Return to Free Tour Crazy Animals
Content Epilogue


How Many Possible Animals Are There?

Consider just two animals (horse and giraffe) and three parts for each (head, body and legs).

Tree Diagram A tree diagram shows the various combinations - eight pathways to eight end points.

Alternatively, with two choices at each branch, the total of eight could be obtained by multiplying 2x2x2.

So for three animals, there will be three options at each branch, giving a total of

3x3x3 = 27
Try drawing the tree diagram to confirm this.

Probability of Making a Complete Animal

Given eight different combinations, the chance of a complete giraffe being made is one chance out of eight. That is, we would expect one student out of every eight to create a complete giraffe. If there are 16 students in the class, we would expect two giraffes. If we had 24 students, we would expect three giraffes.
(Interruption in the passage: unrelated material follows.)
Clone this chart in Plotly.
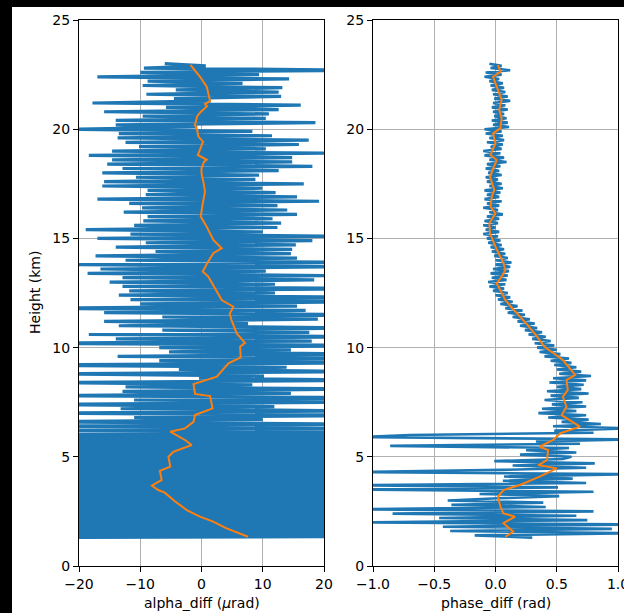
import numpy as np
import plotly.graph_objects as go

BLUE = "#1f77b4"
ORANGE = "#ff7f0e"

# ---------------- left panel: alpha_diff (urad) ----------------
alpha_upper = [
    -6,
    0.7, -9.4, 25, -10, 9.4, -17, 14.3, -8.8, 6.7, -9.6,
    13.2, -4.2, 12.6, -9, 13, -4.5, 1.5, -17.8, 16.2, -5.8,
    12.6, -15.9, 11, -9.6, 10.5, -14, 18.6, -14, -0.7, -22,
    8.3, -13.5, 11.5, -13.7, 17.5, -12.4, 15.9, -10.2, 10.5, -14.6,
    20.5, -18.4, 14.8, -14.6, 14.8, -15.4, 18.1, -12.9, 12.6, -16.2,
    9.4, -10.7, 8.8, -15.9, 16.7, -16.2, 9.9, -8.8, 12.1, -9.1,
    15.6, -17, 19.2, -11.8, 12.4, -9.7, 14, -12.7, 15.6, -8.8,
    11.6, -9.5, 13, -11, 12.4, -18.9, 10, -11.6, 22, -17,
    18.1, -9.1, 15.4, -14, 14.8, -7.5, 14.6, -17.3, 15.6, -12.4,
    24, -22, 23, -16.5, 10.5, -18.6, 20, -12.9, 18.4, -15,
    12, -12.9, 28, -11.8, 12, -13.5, 30, -11.6, 26, -10,
    15.6, -26, 17, -15.9, 30, -6.4, 19, -15.9, 7.6, -13.5,
    27, -6.4, 17.6, -18.4, 30, -14, 18, -28, 31, -6.9,
    14.6, -5.3, 27, -13.7, 29, -6.9, 25, -30, 13.9, -3.7,
    28, -26, 10.2, -0.4, 30, -27, 8.3, -12.4, 27, -12.9,
    14.6, -28, 31, -11, 26, -29, 11.9, -13.2, 28, -30,
    30, -11, 10, -27, 27, -30, 31, -28, 29, -31,
]
alpha_lower = [
    30, -32, 28, -30, 33, -29, 31, -33, 30, -28,
    32, -31, 29, -34, 30, -30, 33, -29, 31, -32,
    28, -30, 34, -31, 30, -33, 29, -30, 32, -29,
    31, -34, 30, -30, 33, -31, 29, -32, 30, -28,
    34, -30, 31, -33, 29, -30, 32, -31, 28, -30,
    33, -29, 31, -32, 30, -28, 32, -31, 29, -34,
    30, -30, 33, -29, 31, -32, 28, -30, 34, -31,
    30, -33, 29, -30, 32, -29, 31, -34, 30, -30,
    33, -31, 29, -32, 30, -28, 34, -30, 31, -33,
    29, -30, 32, -31,
]
h_alpha_upper = np.round(23.0 - 0.1 * np.arange(len(alpha_upper)), 2)
h_alpha_lower = np.round(5.95 - 0.05 * np.arange(len(alpha_lower)), 2)
alpha_h = np.concatenate([h_alpha_upper, h_alpha_lower])
alpha_v = np.array(alpha_upper + alpha_lower, dtype=float)

alpha_mean_h = [22.94, 22.4, 21.95, 21.5, 21.3, 21.15, 21.05, 20.8, 20.6, 20.2, 19.96,
                19.66, 19.43, 19.1, 18.82, 18.6, 18.5, 18.2, 17.98, 17.6, 17.14, 16.6,
                16.0, 15.53, 14.93, 14.55, 14.32, 13.9, 13.48, 13.25, 12.8, 12.33, 12.18,
                11.87, 11.55, 11.26, 10.65, 10.22, 10.04, 9.55, 9.28, 8.67, 8.33, 7.88,
                7.78, 7.22, 6.91, 6.6, 6.3, 6.15, 5.77, 5.54, 5.23, 5.0, 4.55, 4.36,
                3.94, 3.68, 3.48, 3.36, 2.95, 2.56, 2.26, 2.03, 1.72, 1.34]
alpha_mean_v = [-1.8, -0.24, 0.85, 1.28, 1.4, 0.6, 0.9, -0.1, -0.7, -1.06, -0.7,
                -0.5, 0.25, -0.2, -0.6, 0.85, 0.4, 0.0, 0.0, 0.3, 0.57, 0.2,
                -0.13, 0.85, 1.93, 3.3, 1.93, 1.0, 0.2, 1.1, 2.0, 3.0, 3.3,
                5.2, 4.6, 4.9, 5.75, 7.1, 6.3, 6.4, 4.4, 2.5, -1.3, -1.06,
                1.4, 1.8, -1.06, -1.3, -2.7, -5.1, -2.7, -1.6, -4.6, -5.4, -5.1, -6.8,
                -6.5, -8.1, -7.05, -6.0, -4.3, -2.4, -0.25, 1.9, 4.1, 7.6]

# ---------------- right panel: phase_diff (rad) ----------------
phase_v = [
    -0.05,
    0.05, -0.04, 0.12, -0.08, 0.05, -0.09, 0.03, -0.05, 0.06, -0.04,
    0.07, -0.03, 0.08, -0.02, 0.10, -0.01, 0.12, -0.02, 0.08, -0.03,
    0.10, -0.02, 0.07, -0.01, 0.09, -0.03, 0.10, -0.02, 0.11, -0.09,
    0.05, -0.08, 0.06, -0.05, 0.07, -0.07, 0.06, -0.04, 0.05, -0.10,
    0.04, -0.09, 0.07, -0.05, 0.09, -0.07, 0.04, -0.08, 0.03, -0.06,
    0.05, -0.08, 0.02, -0.07, 0.05, -0.05, 0.06, -0.09, 0.04, -0.07,
    0.03, -0.09, 0.05, -0.07, 0.03, -0.10, 0.02, -0.05, 0.06, -0.07,
    0.03, -0.09, 0.02, -0.10, 0.00, -0.08, 0.03, -0.10, 0.02, -0.07,
    0.04, -0.06, 0.05, -0.04, 0.07, -0.03, 0.08, -0.01, 0.10, 0.00,
    0.13, 0.00, 0.12, -0.02, 0.11, -0.04, 0.10, -0.03, 0.09, -0.06,
    0.08, -0.05, 0.07, -0.02, 0.10, 0.00, 0.12, 0.02, 0.14, 0.04,
    0.18, 0.08, 0.22, 0.10, 0.24, 0.14, 0.28, 0.18, 0.32, 0.20,
    0.34, 0.24, 0.38, 0.27, 0.41, 0.30, 0.45, 0.32, 0.48, 0.34,
    0.50, 0.36, 0.53, 0.40, 0.60, 0.45, 0.62, 0.48, 0.66, 0.50,
    0.70, 0.52, 0.78, 0.47, 0.74, 0.44, 0.72, 0.50, 0.70, 0.42,
    0.76, 0.45, 0.68, 0.40, 0.71, 0.46, 0.74, 0.38, 0.66, 0.35,
    0.74, 0.43, 0.76, 0.54, 0.86, 0.47, 1.1, 0.48, 0.80, -0.70,
    -1.1, 1.1, 0.33, 0.69, -0.86, 0.60, 0.25, 0.66, 0.20, 0.62,
    0.55, -0.01, 0.81, 0.14, 0.74, 0.06, -1.1, 1.1, 0.07, 0.63,
    0.06, 0.74, -1.1, 0.51, -1.1, 0.80, -0.13, 0.52, 0.02, -0.39,
    0.39, -0.36, 0.41, -1.1, 0.80, -0.84, 0.66, -0.46, 0.75, -1.1,
    1.1, -0.43, 0.95, -0.37, 1.1, -0.17, 0.30,
]
phase_h = np.round(23.0 - 0.1 * np.arange(len(phase_v)), 2)

phase_mean_h = [22.94, 22.63, 22.4, 21.95, 21.34, 20.88, 20.5, 20.05, 19.81, 19.35, 18.82,
                18.59, 18.13, 17.83, 17.22, 16.91, 16.45, 16.15, 15.69, 15.23, 14.62,
                13.86, 13.55, 13.25, 12.94, 12.49, 12.18, 11.72, 11.11, 10.5, 10.04,
                9.43, 8.75, 8.52, 8.06, 7.75, 7.29, 6.91, 6.38, 6.08, 5.77, 5.46,
                5.31, 4.85, 4.62, 4.47, 4.09, 3.71, 3.48, 3.17, 2.72, 2.41, 2.26,
                1.96, 1.57, 1.34]
phase_mean_v = [0.02, 0.04, -0.02, 0.01, 0.05, 0.03, 0.05, 0.04, -0.02, 0.0, -0.04,
                0.01, -0.02, -0.045, -0.01, -0.03, -0.04, 0.0, -0.05, -0.045, 0.0,
                0.065, 0.08, 0.05, 0.01, 0.05, 0.08, 0.15, 0.25, 0.34, 0.4,
                0.55, 0.65, 0.58, 0.59, 0.55, 0.58, 0.54, 0.69, 0.53, 0.47, 0.36,
                0.43, 0.42, 0.35, 0.5, 0.36, 0.2, 0.065, 0.02, 0.04, 0.065, 0.16,
                0.065, 0.145, 0.08]

x1_ticks = [-20, -10, 0, 10, 20]
x2_ticks = [-1.0, -0.5, 0.0, 0.5, 1.0]
x2_ticktext = ["\u22121.0", "\u22120.5", "0.0", "0.5", "1.0"]
y_ticks = [0, 5, 10, 15, 20, 25]

fig = go.Figure()
fig.add_trace(go.Scatter(x=alpha_v, y=alpha_h, mode="lines",
                         line=dict(color=BLUE, width=3.2, simplify=False),
                         xaxis="x", yaxis="y", showlegend=False, hoverinfo="skip"))
fig.add_trace(go.Scatter(x=alpha_mean_v, y=alpha_mean_h, mode="lines",
                         line=dict(color=ORANGE, width=2),
                         xaxis="x", yaxis="y", showlegend=False, hoverinfo="skip"))
fig.add_trace(go.Scatter(x=phase_v, y=phase_h, mode="lines",
                         line=dict(color=BLUE, width=2.6, simplify=False),
                         xaxis="x2", yaxis="y2", showlegend=False, hoverinfo="skip"))
fig.add_trace(go.Scatter(x=phase_mean_v, y=phase_mean_h, mode="lines",
                         line=dict(color=ORANGE, width=2),
                         xaxis="x2", yaxis="y2", showlegend=False, hoverinfo="skip"))

FONT = "DejaVu Sans"
common = dict(showline=True, linecolor="black", linewidth=1, mirror=True,
              ticks="outside", ticklen=5, tickwidth=1, tickcolor="black",
              showgrid=True, gridcolor="#b0b0b0", gridwidth=1, zeroline=False,
              automargin=False, ticklabeloverflow="allow",
              tickfont=dict(family=FONT, size=14, color="black"))

L, R, T, B = 79, 6, 20, 47
W, H = 624, 613
pw = W - L - R
ph = H - T - B

fig.update_layout(
    width=W, height=H, autosize=False,
    margin=dict(l=L, r=R, t=T, b=B, pad=0, autoexpand=False),
    paper_bgcolor="black", plot_bgcolor="white",
    xaxis=dict(domain=[0, 245 / pw], range=[-20, 20], tickvals=x1_ticks, anchor="y", **common),
    yaxis=dict(domain=[0, 1], range=[0, 25], tickvals=y_ticks, anchor="x", **common),
    xaxis2=dict(domain=[294 / pw, 1], range=[-1, 1], tickvals=x2_ticks, ticktext=x2_ticktext,
                anchor="y2", **common),
    yaxis2=dict(domain=[0, 1], range=[0, 25], tickvals=y_ticks, anchor="x2", **common),
    shapes=[dict(type="rect", xref="paper", yref="paper", layer="below",
                 x0=(12 - L) / pw, x1=(W - L) / pw, y0=(T + ph - H) / ph, y1=(T + ph - 7) / ph,
                 fillcolor="white", line=dict(width=0))],
    annotations=[
        dict(text="alpha_diff (<i>\u03bc</i>rad)", xref="paper", yref="paper",
             x=(201.5 - L) / pw, y=(T + ph - 603) / ph, showarrow=False,
             xanchor="center", yanchor="middle", font=dict(family=FONT, size=14, color="black")),
        dict(text="phase_diff (rad)", xref="paper", yref="paper",
             x=(495.5 - L) / pw, y=(T + ph - 603) / ph, showarrow=False,
             xanchor="center", yanchor="middle", font=dict(family=FONT, size=14, color="black")),
        dict(text="Height (km)", xref="paper", yref="paper", textangle=-90,
             x=(35 - L) / pw, y=0.5, showarrow=False,
             xanchor="center", yanchor="middle", font=dict(family=FONT, size=14, color="black")),
    ],
)

fig.write_html("out.html")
If we had 200 people we would expect 25 giraffes. (This can be checked with the software using Option 4.)

200 part animals

Notice that although the actual number of giraffes is close to what is expected, it is not exactly what is expected. See Natural Variability below.

With three animals and 27 different combinations, the chance of getting a complete giraffe is 1 in 27. So, if we had 27 children in the group we would expect one complete giraffe (and also one horse and one duck).

Natural Variability

The theoretical probability described above gives a long-term prediction, that is, it tells us the average fraction of a very large number of crazy animals that will be one particular result. For relatively small numbers of rolls of the dice, like the single set of 200 in the picture above, this fraction cannot be expected to give the outcome.

The Multiplication and Addition Laws

This investigation gives examples of these 'laws' in action. The laws are simply common sense rules that enable complex probabilities to be worked out from simpler ones.

Three different rolls of a dice are used to decide whether each of the head, body and legs are from a giraffe or a horse. To find the probability of getting a complete giraffe we can multiply the fractions for the probabilities of getting a giraffe head, a giraffe body and a giraffe legs. So, the probability of getting a complete giraffe is:

1/2 x 1/2 x 1/2

To get the probability of all the two-part giraffe animals we can add the probability of getting each one. Since each crazy animal has the same probability of being created, 1/8, and there are three crazy animals which are two-parts giraffe, the probability of getting a two-part giraffe is 3/8.

These laws are really just common sense formalised.